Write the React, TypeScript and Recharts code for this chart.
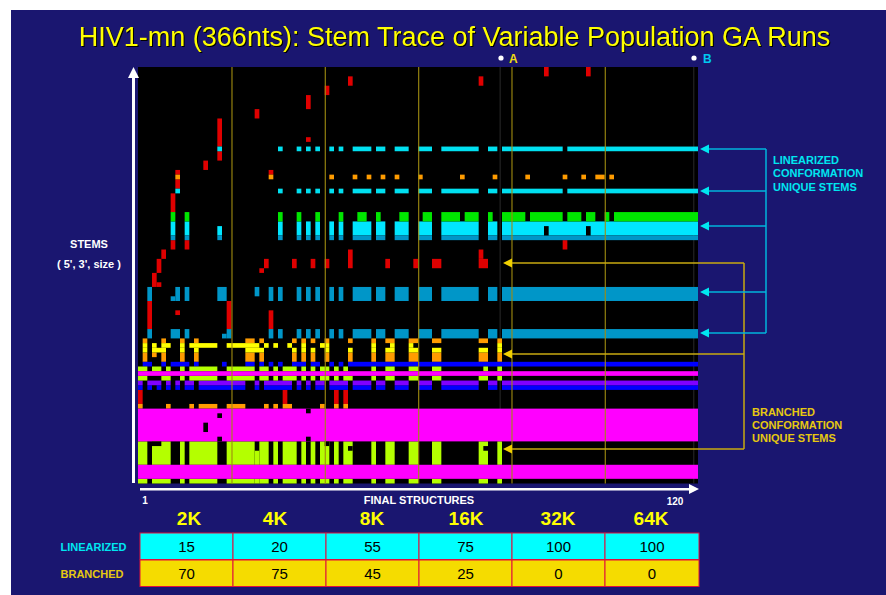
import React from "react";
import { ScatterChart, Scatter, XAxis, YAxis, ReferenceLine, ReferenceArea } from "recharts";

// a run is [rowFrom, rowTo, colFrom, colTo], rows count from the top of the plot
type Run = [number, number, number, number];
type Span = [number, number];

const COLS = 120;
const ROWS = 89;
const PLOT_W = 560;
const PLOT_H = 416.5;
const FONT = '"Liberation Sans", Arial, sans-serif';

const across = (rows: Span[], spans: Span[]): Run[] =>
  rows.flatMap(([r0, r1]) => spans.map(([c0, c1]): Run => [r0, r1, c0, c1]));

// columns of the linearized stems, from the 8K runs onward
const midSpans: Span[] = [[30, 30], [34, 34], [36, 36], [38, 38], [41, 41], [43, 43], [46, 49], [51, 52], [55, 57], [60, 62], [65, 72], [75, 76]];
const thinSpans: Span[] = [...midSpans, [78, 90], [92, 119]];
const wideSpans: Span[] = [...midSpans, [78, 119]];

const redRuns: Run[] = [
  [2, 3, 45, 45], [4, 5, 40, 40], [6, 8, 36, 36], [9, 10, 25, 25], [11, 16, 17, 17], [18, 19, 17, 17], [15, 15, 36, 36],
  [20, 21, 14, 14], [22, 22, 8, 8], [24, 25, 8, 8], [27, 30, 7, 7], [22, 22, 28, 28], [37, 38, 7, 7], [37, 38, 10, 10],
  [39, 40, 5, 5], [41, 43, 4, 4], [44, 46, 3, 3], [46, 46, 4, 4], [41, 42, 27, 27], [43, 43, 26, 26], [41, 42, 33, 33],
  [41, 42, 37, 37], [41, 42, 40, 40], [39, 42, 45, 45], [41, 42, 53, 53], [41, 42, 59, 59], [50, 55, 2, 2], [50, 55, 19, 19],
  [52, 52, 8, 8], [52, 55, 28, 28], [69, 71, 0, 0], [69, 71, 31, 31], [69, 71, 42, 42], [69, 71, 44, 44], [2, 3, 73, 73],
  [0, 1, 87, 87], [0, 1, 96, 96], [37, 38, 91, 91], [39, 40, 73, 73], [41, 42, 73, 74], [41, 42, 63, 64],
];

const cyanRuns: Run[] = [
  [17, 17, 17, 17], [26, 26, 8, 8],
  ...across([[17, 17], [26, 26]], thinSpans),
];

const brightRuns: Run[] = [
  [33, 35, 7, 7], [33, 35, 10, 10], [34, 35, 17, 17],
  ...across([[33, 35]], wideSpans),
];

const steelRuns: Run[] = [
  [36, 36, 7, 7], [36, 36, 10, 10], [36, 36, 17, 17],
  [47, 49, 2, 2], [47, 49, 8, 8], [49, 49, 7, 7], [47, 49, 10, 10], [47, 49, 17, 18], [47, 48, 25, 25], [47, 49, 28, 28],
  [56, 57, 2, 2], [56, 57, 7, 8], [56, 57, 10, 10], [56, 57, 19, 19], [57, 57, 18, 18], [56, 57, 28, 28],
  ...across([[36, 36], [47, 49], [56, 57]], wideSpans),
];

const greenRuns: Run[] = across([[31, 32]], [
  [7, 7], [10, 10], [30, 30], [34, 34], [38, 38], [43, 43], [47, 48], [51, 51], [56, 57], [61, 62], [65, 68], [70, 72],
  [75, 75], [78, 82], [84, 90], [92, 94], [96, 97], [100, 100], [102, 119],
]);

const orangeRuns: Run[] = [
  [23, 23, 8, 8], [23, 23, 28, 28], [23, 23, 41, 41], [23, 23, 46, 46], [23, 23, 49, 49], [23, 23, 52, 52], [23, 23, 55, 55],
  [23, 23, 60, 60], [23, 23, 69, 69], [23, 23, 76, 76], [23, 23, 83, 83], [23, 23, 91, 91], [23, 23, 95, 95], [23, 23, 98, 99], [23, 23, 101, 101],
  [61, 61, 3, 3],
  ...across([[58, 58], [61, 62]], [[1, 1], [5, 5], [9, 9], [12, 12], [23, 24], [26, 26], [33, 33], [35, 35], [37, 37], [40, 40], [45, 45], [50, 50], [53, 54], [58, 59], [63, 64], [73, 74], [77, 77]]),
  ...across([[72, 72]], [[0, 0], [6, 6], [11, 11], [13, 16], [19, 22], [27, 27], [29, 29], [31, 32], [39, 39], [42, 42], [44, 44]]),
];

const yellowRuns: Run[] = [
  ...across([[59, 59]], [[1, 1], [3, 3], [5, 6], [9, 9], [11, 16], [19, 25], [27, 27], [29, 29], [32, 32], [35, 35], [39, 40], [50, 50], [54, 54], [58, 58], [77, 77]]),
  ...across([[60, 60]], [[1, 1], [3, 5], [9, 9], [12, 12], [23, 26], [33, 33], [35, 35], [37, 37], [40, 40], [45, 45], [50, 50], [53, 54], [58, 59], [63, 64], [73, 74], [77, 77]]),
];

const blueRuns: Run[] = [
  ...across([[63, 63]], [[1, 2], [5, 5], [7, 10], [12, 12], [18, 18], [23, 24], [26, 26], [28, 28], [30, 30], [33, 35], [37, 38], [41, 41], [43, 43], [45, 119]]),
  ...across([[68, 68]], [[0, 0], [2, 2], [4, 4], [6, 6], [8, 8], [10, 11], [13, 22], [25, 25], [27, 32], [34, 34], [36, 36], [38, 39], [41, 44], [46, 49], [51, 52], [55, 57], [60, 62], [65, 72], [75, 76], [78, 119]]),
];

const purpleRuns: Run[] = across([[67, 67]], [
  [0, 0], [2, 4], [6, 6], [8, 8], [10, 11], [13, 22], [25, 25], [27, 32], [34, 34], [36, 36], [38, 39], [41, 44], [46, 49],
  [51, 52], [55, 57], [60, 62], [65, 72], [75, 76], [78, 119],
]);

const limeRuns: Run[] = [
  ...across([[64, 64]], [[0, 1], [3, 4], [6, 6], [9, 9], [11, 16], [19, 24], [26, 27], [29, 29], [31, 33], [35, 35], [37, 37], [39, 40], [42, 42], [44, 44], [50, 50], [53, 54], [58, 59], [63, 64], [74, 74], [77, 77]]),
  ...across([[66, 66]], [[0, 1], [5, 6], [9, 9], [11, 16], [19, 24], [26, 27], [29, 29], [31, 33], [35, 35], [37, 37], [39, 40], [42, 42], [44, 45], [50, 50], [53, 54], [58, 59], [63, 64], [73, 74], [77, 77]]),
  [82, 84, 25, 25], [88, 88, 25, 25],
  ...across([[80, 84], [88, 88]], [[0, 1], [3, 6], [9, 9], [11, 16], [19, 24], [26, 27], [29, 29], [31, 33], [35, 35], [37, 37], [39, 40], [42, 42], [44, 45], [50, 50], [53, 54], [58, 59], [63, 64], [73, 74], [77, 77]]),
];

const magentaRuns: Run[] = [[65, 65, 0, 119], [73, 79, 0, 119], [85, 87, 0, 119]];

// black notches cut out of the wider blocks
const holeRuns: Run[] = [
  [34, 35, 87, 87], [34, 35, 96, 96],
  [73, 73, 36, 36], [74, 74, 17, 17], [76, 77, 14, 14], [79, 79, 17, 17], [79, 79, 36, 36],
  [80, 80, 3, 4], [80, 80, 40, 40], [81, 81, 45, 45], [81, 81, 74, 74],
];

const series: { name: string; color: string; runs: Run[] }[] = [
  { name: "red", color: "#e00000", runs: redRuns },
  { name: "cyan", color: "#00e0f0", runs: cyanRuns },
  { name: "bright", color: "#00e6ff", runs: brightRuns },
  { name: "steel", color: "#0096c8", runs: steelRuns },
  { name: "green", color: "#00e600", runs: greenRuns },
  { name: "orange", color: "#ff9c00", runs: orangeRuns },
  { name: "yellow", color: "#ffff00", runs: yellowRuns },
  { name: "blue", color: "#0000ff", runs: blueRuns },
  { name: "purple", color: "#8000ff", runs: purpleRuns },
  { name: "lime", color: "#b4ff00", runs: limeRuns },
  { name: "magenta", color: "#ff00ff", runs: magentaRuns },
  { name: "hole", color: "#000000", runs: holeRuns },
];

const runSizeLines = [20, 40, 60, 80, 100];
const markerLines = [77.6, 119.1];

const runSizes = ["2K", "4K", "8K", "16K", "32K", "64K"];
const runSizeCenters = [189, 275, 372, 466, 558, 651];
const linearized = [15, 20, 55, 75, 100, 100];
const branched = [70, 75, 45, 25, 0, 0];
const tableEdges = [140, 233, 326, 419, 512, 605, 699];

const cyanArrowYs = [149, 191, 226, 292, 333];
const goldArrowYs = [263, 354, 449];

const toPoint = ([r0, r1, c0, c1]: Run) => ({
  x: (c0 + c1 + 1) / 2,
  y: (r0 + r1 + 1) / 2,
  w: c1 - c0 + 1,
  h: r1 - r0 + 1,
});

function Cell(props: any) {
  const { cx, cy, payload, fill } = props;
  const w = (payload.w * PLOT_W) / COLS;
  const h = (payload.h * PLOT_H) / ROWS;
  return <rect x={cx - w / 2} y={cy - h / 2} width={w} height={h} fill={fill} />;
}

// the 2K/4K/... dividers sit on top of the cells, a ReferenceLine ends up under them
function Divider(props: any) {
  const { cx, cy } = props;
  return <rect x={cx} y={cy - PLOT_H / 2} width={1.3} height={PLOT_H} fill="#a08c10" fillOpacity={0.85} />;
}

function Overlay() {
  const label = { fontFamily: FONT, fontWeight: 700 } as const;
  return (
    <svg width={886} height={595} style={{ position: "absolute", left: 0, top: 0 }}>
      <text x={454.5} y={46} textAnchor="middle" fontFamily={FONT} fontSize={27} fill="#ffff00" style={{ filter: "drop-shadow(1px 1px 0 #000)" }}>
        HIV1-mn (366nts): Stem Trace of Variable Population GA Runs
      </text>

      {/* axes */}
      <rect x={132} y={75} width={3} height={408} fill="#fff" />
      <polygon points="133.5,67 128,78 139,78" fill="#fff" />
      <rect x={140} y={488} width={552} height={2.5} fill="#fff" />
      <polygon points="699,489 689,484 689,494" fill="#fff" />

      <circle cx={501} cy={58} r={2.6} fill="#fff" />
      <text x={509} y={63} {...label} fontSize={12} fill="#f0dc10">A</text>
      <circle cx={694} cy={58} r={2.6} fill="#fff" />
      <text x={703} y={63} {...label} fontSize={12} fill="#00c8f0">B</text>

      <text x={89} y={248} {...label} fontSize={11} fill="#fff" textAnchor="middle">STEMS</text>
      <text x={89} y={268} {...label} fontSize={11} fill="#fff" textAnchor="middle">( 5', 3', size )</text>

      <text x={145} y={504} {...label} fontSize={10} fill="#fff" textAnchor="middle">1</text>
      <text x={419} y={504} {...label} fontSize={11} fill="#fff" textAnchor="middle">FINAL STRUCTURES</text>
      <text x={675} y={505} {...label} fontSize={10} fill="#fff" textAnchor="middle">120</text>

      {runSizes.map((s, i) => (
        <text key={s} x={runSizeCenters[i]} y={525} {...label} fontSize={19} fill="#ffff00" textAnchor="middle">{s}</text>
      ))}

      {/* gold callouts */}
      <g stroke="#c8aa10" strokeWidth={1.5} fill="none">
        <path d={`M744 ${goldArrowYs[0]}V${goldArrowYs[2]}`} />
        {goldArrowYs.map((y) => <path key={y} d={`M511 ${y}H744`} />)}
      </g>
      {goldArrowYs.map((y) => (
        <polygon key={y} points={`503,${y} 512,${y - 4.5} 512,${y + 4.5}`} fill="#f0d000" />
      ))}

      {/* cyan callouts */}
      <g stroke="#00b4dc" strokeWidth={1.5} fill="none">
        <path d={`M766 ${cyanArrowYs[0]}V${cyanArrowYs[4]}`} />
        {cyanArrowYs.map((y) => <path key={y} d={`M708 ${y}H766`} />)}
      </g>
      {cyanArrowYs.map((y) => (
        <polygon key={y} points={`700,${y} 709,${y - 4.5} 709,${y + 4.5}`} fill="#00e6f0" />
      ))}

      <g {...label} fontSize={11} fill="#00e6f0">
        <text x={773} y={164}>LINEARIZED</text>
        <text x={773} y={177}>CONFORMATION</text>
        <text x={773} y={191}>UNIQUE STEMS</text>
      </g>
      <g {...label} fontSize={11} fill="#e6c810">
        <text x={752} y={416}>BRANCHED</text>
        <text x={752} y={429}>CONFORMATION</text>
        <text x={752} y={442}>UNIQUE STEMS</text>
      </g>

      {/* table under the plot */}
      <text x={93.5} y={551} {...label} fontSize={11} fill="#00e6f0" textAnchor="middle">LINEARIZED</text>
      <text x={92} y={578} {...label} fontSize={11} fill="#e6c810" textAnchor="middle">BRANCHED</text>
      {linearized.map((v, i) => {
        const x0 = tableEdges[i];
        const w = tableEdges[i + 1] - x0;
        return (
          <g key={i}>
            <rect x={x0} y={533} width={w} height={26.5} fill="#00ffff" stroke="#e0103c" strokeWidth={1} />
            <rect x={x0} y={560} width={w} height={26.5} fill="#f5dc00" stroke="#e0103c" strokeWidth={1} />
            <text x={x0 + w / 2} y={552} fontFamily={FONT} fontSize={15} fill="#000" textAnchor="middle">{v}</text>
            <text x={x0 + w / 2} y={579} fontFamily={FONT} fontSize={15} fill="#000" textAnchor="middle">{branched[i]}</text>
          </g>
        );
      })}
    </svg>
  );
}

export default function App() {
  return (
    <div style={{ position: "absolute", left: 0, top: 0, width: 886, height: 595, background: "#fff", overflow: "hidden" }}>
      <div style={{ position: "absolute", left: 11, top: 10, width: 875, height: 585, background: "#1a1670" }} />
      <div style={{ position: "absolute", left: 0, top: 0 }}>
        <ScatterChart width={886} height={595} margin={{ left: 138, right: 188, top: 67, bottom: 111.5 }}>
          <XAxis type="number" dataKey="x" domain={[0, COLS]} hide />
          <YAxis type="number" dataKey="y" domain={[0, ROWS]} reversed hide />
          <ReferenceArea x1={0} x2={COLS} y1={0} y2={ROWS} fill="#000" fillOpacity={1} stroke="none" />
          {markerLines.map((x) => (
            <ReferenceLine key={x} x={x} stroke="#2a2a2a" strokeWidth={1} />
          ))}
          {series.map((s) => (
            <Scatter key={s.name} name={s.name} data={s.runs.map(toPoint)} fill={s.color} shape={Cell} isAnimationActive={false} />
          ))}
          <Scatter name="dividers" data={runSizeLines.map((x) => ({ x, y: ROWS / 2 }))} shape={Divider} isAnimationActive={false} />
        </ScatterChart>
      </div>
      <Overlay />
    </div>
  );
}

-------------------------

### What is needed:
Identify each line containing the string "React" and copy it out.

### The answer:
Write the React, TypeScript and Recharts code for this chart.
import React from "react";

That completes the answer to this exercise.